Toronto Life has a very eye opening article about the condo industry in Toronto and I find it rather depressing. I was shocked to read how much profit these developers are making from a single condo tower. (40 MILLION dollars or more) That's crazy! And these guys cheap out on the smallest things? What developers are allowed to get away with just blows my mind but the article does say they gave almost 10 million dollars of donations to the Conservative and Liberal parties, (almost nothing to NDP lol) so I guess I shouldn't be too shocked. I still think it's wrong to let developers build such shoddy products.
If you are planning to buy a condo in Toronto, I advise you guys to read the article or if you just want to learn how screwed up things are. The greed is out of control.

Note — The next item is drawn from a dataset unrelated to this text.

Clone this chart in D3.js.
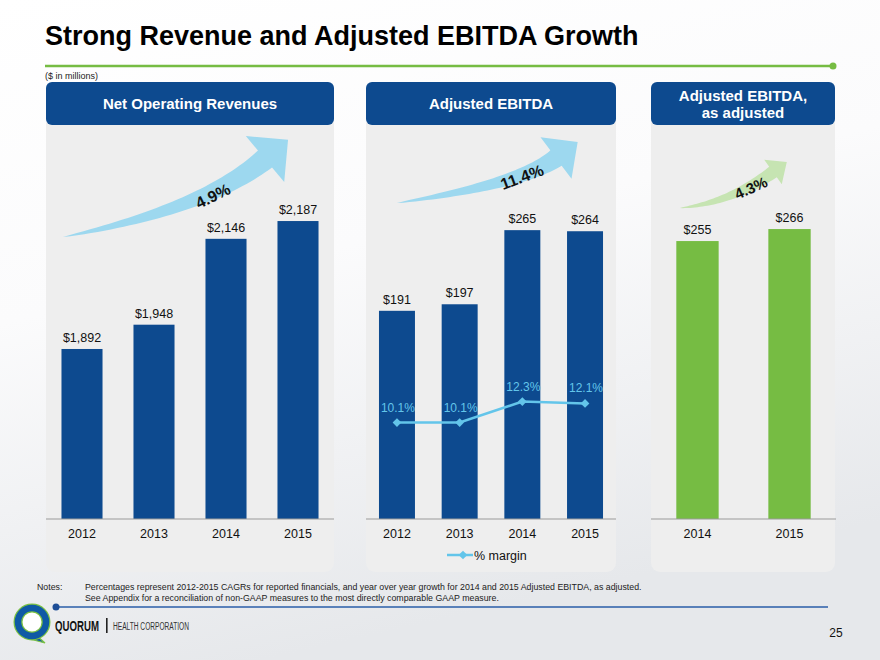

http://www.torontolife.com/daily/informer/from-print-edition-informer/2012/07/24/faulty-towers/
Read it and weep.
wow, how sad and scary ... and there's alot more of it. i really recommend reading the article:
Last summer, a man I’ll call Jeff moved into a
brand new 800-square-foot Liberty Village condo with concrete floors and a west-facing window wall. This was his second condo, and he was one of the first to move into his new tower. At first it seemed perfect, though he noticed some cut corners: the epoxy coating on the cement floor was laid only after his kitchen was installed, for example. “The floor beneath my cabinets is just unvarnished concrete,” he says. “If I ever want to remodel my kitchen, that will be a problem.” But he wasn’t planning on remodelling the kitchen any time soon. If that was the extent of his condo’s problems, he could live with it. It only took a few days of summer sun to discover a
far more serious problem. “The entire window wall system expands in the heat, to the point where it actually moves away from the interior wall,” says Jeff. To be more precise: as it expands it bows outwards and separates from his interior wall, creating a lengthy floor-to-ceiling crack where the drywall meets the window wall frame. At the peak of the summer heat,
the space between his interior wall and window wall grew to a full inch or more—enough room for him to put his finger through.
... Jeff’s problem is worse than that.
His window wall is malfunctioning mere months after completion. “I don’t know if the problem is due to poor workmanship or poor design,” he says. “But I would expect that it doesn’t comply with the building code. And I don’t know how to address the problem without tearing out my entire exterior wall.” He says he’s not worried that his window will pop out and fall if he leans on it, but he is worried that water is going to get in behind it and cause further damage.